Material -
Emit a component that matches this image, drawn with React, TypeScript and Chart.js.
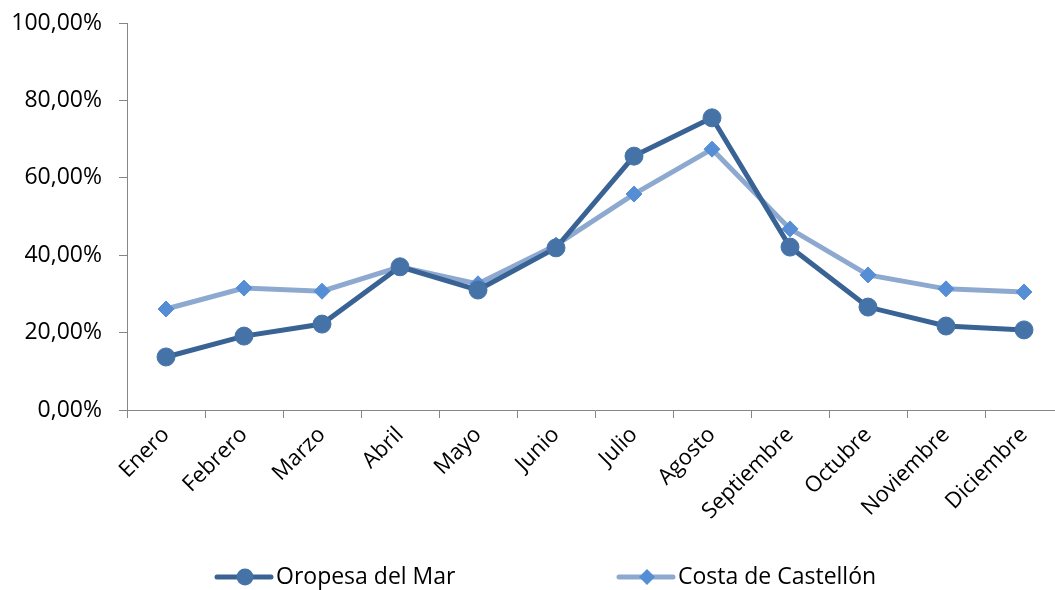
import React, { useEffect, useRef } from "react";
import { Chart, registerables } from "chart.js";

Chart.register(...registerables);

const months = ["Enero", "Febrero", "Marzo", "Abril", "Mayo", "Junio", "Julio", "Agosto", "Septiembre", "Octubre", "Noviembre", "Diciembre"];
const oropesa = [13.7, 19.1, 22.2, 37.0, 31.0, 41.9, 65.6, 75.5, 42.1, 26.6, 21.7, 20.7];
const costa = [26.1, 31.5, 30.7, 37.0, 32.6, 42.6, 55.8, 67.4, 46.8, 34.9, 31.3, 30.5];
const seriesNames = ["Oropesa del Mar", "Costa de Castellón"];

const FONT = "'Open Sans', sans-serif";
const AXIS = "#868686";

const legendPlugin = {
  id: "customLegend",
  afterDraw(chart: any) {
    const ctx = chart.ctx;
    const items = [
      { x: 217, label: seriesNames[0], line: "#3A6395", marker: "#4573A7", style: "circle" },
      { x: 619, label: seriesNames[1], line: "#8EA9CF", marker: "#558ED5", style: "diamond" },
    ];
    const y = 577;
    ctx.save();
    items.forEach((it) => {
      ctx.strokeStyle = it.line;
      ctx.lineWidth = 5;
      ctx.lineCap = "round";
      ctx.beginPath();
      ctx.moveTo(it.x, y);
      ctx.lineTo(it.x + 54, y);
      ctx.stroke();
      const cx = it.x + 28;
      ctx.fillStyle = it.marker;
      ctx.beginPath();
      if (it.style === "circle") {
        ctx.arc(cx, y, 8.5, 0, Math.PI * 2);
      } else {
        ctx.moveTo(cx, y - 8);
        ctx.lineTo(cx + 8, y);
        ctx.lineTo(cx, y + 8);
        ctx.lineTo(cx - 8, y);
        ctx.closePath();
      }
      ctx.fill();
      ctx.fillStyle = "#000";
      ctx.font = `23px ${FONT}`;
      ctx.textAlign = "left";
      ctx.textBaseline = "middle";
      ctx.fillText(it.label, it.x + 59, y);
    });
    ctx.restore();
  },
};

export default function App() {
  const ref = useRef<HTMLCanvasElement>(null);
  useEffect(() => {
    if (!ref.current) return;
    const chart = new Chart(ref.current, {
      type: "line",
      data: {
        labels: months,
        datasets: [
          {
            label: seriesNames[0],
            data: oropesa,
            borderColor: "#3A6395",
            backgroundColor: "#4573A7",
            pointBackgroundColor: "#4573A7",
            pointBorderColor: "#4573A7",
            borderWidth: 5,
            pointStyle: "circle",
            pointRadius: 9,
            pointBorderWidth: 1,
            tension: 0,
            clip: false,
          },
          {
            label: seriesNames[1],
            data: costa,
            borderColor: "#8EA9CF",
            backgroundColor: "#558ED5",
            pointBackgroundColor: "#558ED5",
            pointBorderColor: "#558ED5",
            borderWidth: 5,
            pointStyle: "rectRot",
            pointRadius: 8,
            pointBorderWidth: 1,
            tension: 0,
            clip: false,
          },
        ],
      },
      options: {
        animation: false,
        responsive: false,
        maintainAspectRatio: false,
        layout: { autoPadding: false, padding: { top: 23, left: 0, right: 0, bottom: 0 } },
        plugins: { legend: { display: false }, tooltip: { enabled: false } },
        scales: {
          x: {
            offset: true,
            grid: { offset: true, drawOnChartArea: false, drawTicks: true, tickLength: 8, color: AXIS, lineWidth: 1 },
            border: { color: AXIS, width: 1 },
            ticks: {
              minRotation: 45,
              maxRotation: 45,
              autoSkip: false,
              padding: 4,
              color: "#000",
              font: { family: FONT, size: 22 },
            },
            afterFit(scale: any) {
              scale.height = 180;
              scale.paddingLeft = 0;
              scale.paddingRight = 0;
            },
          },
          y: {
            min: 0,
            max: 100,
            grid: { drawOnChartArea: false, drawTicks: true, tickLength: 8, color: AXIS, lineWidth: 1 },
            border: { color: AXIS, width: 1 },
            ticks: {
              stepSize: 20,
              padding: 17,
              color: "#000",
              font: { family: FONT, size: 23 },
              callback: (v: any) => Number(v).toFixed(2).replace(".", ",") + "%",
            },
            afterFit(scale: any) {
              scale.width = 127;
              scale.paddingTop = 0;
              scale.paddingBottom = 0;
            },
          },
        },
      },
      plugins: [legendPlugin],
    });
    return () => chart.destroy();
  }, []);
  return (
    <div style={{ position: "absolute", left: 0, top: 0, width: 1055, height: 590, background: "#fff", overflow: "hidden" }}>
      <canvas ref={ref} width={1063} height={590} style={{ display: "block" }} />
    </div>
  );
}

Problem to solve -
All the lines above are to be reproduced exactly, except the pictures.

The response -
Emit a component that matches this image, drawn with React, TypeScript and Chart.js.
import React, { useEffect, useRef } from "react";
import { Chart, registerables } from "chart.js";

Chart.register(...registerables);

const months = ["Enero", "Febrero", "Marzo", "Abril", "Mayo", "Junio", "Julio", "Agosto", "Septiembre", "Octubre", "Noviembre", "Diciembre"];
const oropesa = [13.7, 19.1, 22.2, 37.0, 31.0, 41.9, 65.6, 75.5, 42.1, 26.6, 21.7, 20.7];
const costa = [26.1, 31.5, 30.7, 37.0, 32.6, 42.6, 55.8, 67.4, 46.8, 34.9, 31.3, 30.5];
const seriesNames = ["Oropesa del Mar", "Costa de Castellón"];

const FONT = "'Open Sans', sans-serif";
const AXIS = "#868686";

const legendPlugin = {
  id: "customLegend",
  afterDraw(chart: any) {
    const ctx = chart.ctx;
    const items = [
      { x: 217, label: seriesNames[0], line: "#3A6395", marker: "#4573A7", style: "circle" },
      { x: 619, label: seriesNames[1], line: "#8EA9CF", marker: "#558ED5", style: "diamond" },
    ];
    const y = 577;
    ctx.save();
    items.forEach((it) => {
      ctx.strokeStyle = it.line;
      ctx.lineWidth = 5;
      ctx.lineCap = "round";
      ctx.beginPath();
      ctx.moveTo(it.x, y);
      ctx.lineTo(it.x + 54, y);
      ctx.stroke();
      const cx = it.x + 28;
      ctx.fillStyle = it.marker;
      ctx.beginPath();
      if (it.style === "circle") {
        ctx.arc(cx, y, 8.5, 0, Math.PI * 2);
      } else {
        ctx.moveTo(cx, y - 8);
        ctx.lineTo(cx + 8, y);
        ctx.lineTo(cx, y + 8);
        ctx.lineTo(cx - 8, y);
        ctx.closePath();
      }
      ctx.fill();
      ctx.fillStyle = "#000";
      ctx.font = `23px ${FONT}`;
      ctx.textAlign = "left";
      ctx.textBaseline = "middle";
      ctx.fillText(it.label, it.x + 59, y);
    });
    ctx.restore();
  },
};

export default function App() {
  const ref = useRef<HTMLCanvasElement>(null);
  useEffect(() => {
    if (!ref.current) return;
    const chart = new Chart(ref.current, {
      type: "line",
      data: {
        labels: months,
        datasets: [
          {
            label: seriesNames[0],
            data: oropesa,
            borderColor: "#3A6395",
            backgroundColor: "#4573A7",
            pointBackgroundColor: "#4573A7",
            pointBorderColor: "#4573A7",
            borderWidth: 5,
            pointStyle: "circle",
            pointRadius: 9,
            pointBorderWidth: 1,
            tension: 0,
            clip: false,
          },
          {
            label: seriesNames[1],
            data: costa,
            borderColor: "#8EA9CF",
            backgroundColor: "#558ED5",
            pointBackgroundColor: "#558ED5",
            pointBorderColor: "#558ED5",
            borderWidth: 5,
            pointStyle: "rectRot",
            pointRadius: 8,
            pointBorderWidth: 1,
            tension: 0,
            clip: false,
          },
        ],
      },
      options: {
        animation: false,
        responsive: false,
        maintainAspectRatio: false,
        layout: { autoPadding: false, padding: { top: 23, left: 0, right: 0, bottom: 0 } },
        plugins: { legend: { display: false }, tooltip: { enabled: false } },
        scales: {
          x: {
            offset: true,
            grid: { offset: true, drawOnChartArea: false, drawTicks: true, tickLength: 8, color: AXIS, lineWidth: 1 },
            border: { color: AXIS, width: 1 },
            ticks: {
              minRotation: 45,
              maxRotation: 45,
              autoSkip: false,
              padding: 4,
              color: "#000",
              font: { family: FONT, size: 22 },
            },
            afterFit(scale: any) {
              scale.height = 180;
              scale.paddingLeft = 0;
              scale.paddingRight = 0;
            },
          },
          y: {
            min: 0,
            max: 100,
            grid: { drawOnChartArea: false, drawTicks: true, tickLength: 8, color: AXIS, lineWidth: 1 },
            border: { color: AXIS, width: 1 },
            ticks: {
              stepSize: 20,
              padding: 17,
              color: "#000",
              font: { family: FONT, size: 23 },
              callback: (v: any) => Number(v).toFixed(2).replace(".", ",") + "%",
            },
            afterFit(scale: any) {
              scale.width = 127;
              scale.paddingTop = 0;
              scale.paddingBottom = 0;
            },
          },
        },
      },
      plugins: [legendPlugin],
    });
    return () => chart.destroy();
  }, []);
  return (
    <div style={{ position: "absolute", left: 0, top: 0, width: 1055, height: 590, background: "#fff", overflow: "hidden" }}>
      <canvas ref={ref} width={1063} height={590} style={{ display: "block" }} />
    </div>
  );
}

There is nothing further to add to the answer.